THE BOOK AND AUTHOR: "Get Skinny on Fabulous Food" by Suzanne Somers. If you've turned on your television set in the last 20 years, somewhere you've encountered Suzanne Somers--the ditzy blonde in "Three's Company," the unlikely title character in "She's the Sheriff," the gorgeous mom and step-mom in "Step by Step," or, for that matter, hawking for Thighmaster. So you know this is a pretty terrific looking woman. But once she was much less svelte: That was before "Eat Great, Lose Weight," her best-seller that introduced almost 600,000 readers to her dietary secrets. This current book continues that conversation. Somers is a disciple of Diana Schwarzbein (the author of "The Schwarzbein Principle") who provides both the introduction to the book and its underlying science. Packaging those principles--sugar is the dietary enemy, not fat--as Somersizing, Somers has come up with a slew of new low-carb recipes, along with guidelines for combining foods. (Crown Publishers, Inc., $24.)

FORMAT: Much of the appeal of this book and its predecessor comes from Somers's personal principles. Her approach mixes family pictures and personal details with success stories from happy customers and more than 130 recipes.

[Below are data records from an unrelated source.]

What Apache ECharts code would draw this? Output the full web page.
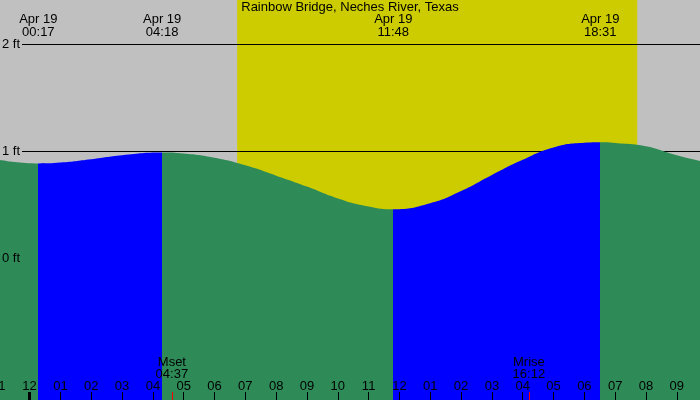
<!DOCTYPE html>
<html><head><meta charset="utf-8">
<script src="https://cdn.jsdelivr.net/npm/echarts@6/dist/echarts.min.js"></script>
<style>html,body{margin:0;padding:0;background:#c0c0c0}#c{width:700px;height:400px}</style>
</head><body><div id="c"></div>
<script>
const chartTitle = 'Rainbow Bridge, Neches River, Texas';
// hours from midnight Apr 19, and water level in feet
const tideHours = [-1, 0.283, 1, 2, 3, 4.3, 5, 6, 7, 8, 9, 10, 11, 11.8, 13, 14, 15, 16, 17, 18, 18.517, 19, 20, 21, 22];
const tideFeet  = [0.920, 0.886, 0.894, 0.925, 0.962, 0.987, 0.978, 0.938, 0.868, 0.772, 0.670, 0.560, 0.485, 0.459, 0.515, 0.628, 0.778, 0.920, 1.035, 1.078, 1.083, 1.077, 1.046, 0.962, 0.893];
const extremeDates = ['Apr 19', 'Apr 19', 'Apr 19', 'Apr 19'];
const extremeTimes = ['00:17', '04:18', '11:48', '18:31'];
const extremeKinds = ['low', 'high', 'low', 'high'];
const moonEvents = ['Mset', 'Mrise'];
const moonTimes = ['04:37', '16:12'];
const sunTimes = ['06:44', '19:43'];
const hourTicks = [-1, 0, 1, 2, 3, 4, 5, 6, 7, 8, 9, 10, 11, 12, 13, 14, 15, 16, 17, 18, 19, 20, 21, 22];
const feetTicks = [0, 1, 2];

const FONT = 'Liberation Sans, Arial, sans-serif';
const GREEN = '#2e8b57', BLUE = '#0000ff', YELLOW = '#cccc00';
const toH = s => { const [h, m] = s.split(':').map(Number); return h + m / 60; };
const extremeHours = extremeTimes.map(toH);
const moonHours = moonTimes.map(toH);
const sunHours = sunTimes.map(toH);
const idxOf = (arr, v) => { let b = 0; arr.forEach((x, i) => { if (Math.abs(x - v) < Math.abs(arr[b] - v)) b = i; }); return b; };
const pad2 = n => (n < 10 ? '0' : '') + n;
const hourLabel = v => { let h = ((Math.round(v) % 12) + 12) % 12; if (h === 0) h = 12; return pad2(h); };

// rising (blue) after a low, falling (green) after a high
const pieces = [];
pieces.push({ lt: extremeHours[0], color: extremeKinds[0] === 'low' ? GREEN : BLUE });
extremeHours.forEach((h, i) => {
  const p = { gte: h, color: extremeKinds[i] === 'low' ? BLUE : GREEN };
  if (i < extremeHours.length - 1) p.lt = extremeHours[i + 1];
  pieces.push(p);
});

const txt = { color: '#000', fontSize: 13, fontFamily: FONT };
const noLine = { show: false, onZero: false };
const chart = echarts.init(document.getElementById('c'), null, { renderer: 'canvas' });
chart.setOption({
  backgroundColor: '#c0c0c0',
  animation: false,
  title: { text: chartTitle, left: 'center', top: 1, padding: 0,
    textStyle: Object.assign({ fontWeight: 'normal', lineHeight: 13 }, txt) },
  grid: [
    { left: -1.22, right: -7.64, top: 0, bottom: 0, outerBoundsMode: 'none', containLabel: false },
    { left: 22, right: 0, top: 43.97, height: 214.5, outerBoundsMode: 'none', containLabel: false }
  ],
  xAxis: [
    { gridIndex: 0, type: 'value', min: -1, max: 22, position: 'bottom', z: 5,
      axisLine: noLine, splitLine: { show: false },
      axisTick: { show: true, inside: true, length: 8, customValues: hourTicks, lineStyle: { color: '#000', width: 1 } },
      axisLabel: Object.assign({ show: true, inside: true, margin: 7.5, lineHeight: 12, customValues: hourTicks, formatter: hourLabel }, txt) },
    { gridIndex: 0, type: 'value', min: -1, max: 22, position: 'bottom', z: 6,
      axisLine: noLine, splitLine: { show: false }, axisLabel: { show: false },
      axisTick: { show: true, inside: true, length: 8, customValues: hourTicks.filter(h => h % 24 === 0), lineStyle: { color: '#000', width: 3 } } },
    { gridIndex: 0, type: 'value', min: -1, max: 22, position: 'bottom', z: 6,
      axisLine: noLine, splitLine: { show: false },
      axisTick: { show: true, inside: true, length: 8, customValues: moonHours, lineStyle: { color: '#ff0000', width: 1 } },
      axisLabel: Object.assign({ show: true, inside: true, margin: 20, lineHeight: 12, customValues: moonHours,
        formatter: v => { const i = idxOf(moonHours, v); return moonEvents[i] + '\n' + moonTimes[i]; } }, txt) },
    { gridIndex: 0, type: 'value', min: -1, max: 22, position: 'top', z: 6,
      axisLine: noLine, splitLine: { show: false }, axisTick: { show: false },
      axisLabel: Object.assign({ show: true, inside: true, margin: 13, lineHeight: 13, customValues: extremeHours,
        formatter: v => { const i = idxOf(extremeHours, v); return extremeDates[i] + '\n' + extremeTimes[i]; } }, txt) },
    { gridIndex: 1, type: 'value', min: 0, max: 1, show: false, axisLine: noLine }
  ],
  yAxis: [
    { gridIndex: 0, type: 'value', min: -1.32, max: 2.41, show: false, axisLine: noLine },
    { gridIndex: 1, type: 'value', min: 0, max: 2, interval: 1, z: 1.5,
      axisLine: noLine, axisTick: { show: false }, axisLabel: { show: false },
      splitLine: { show: true, lineStyle: { color: '#000', width: 1 } } },
    { gridIndex: 1, type: 'value', min: 0, max: 2, interval: 1, z: 6, position: 'left',
      axisLine: noLine, axisTick: { show: false }, splitLine: { show: false },
      axisLabel: Object.assign({ show: true, margin: 2, formatter: v => v + ' ft' }, txt) }
  ],
  visualMap: { type: 'piecewise', show: false, dimension: 0, seriesIndex: 1, pieces: pieces },
  series: [
    { type: 'line', xAxisIndex: 0, yAxisIndex: 0, z: 1, data: [], silent: true,
      markArea: { silent: true, z: 1, itemStyle: { color: YELLOW, opacity: 1 },
        data: [[{ xAxis: sunHours[0] }, { xAxis: sunHours[1] }]] } },
    { type: 'line', xAxisIndex: 0, yAxisIndex: 0, z: 2, silent: true,
      smooth: true, showSymbol: false, symbol: 'none',
      lineStyle: { width: 0, opacity: 0 },
      areaStyle: { origin: 'start', opacity: 1 },
      data: tideHours.map((h, i) => [h, tideFeet[i]]) }
  ]
});
</script></body></html>
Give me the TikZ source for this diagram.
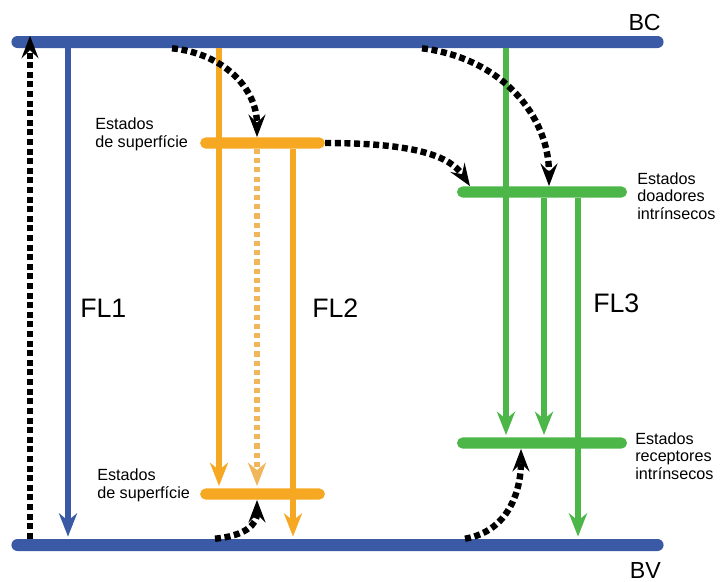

WHO WOULD USE THIS BOOK: If you have a sweet tooth and can't face life without a chocolate bar, this book is not for you. Dieters who like to cook and eat well without counting calories, however, and who are willing cut out white bread, white rice, white pasta and what Somers calls "funky foods" (sugary and starchy foods, caffeine, alcohol) will welcome it. The recipes are designed to yield flavor and satisfaction. Nevertheless, two words of caution: 1) Some of these dishes are loaded with cholesterol, and if that's your problem, run them by your doctor; and 2) Be aware that you can't use the recipes successfully without following her food-combining principles.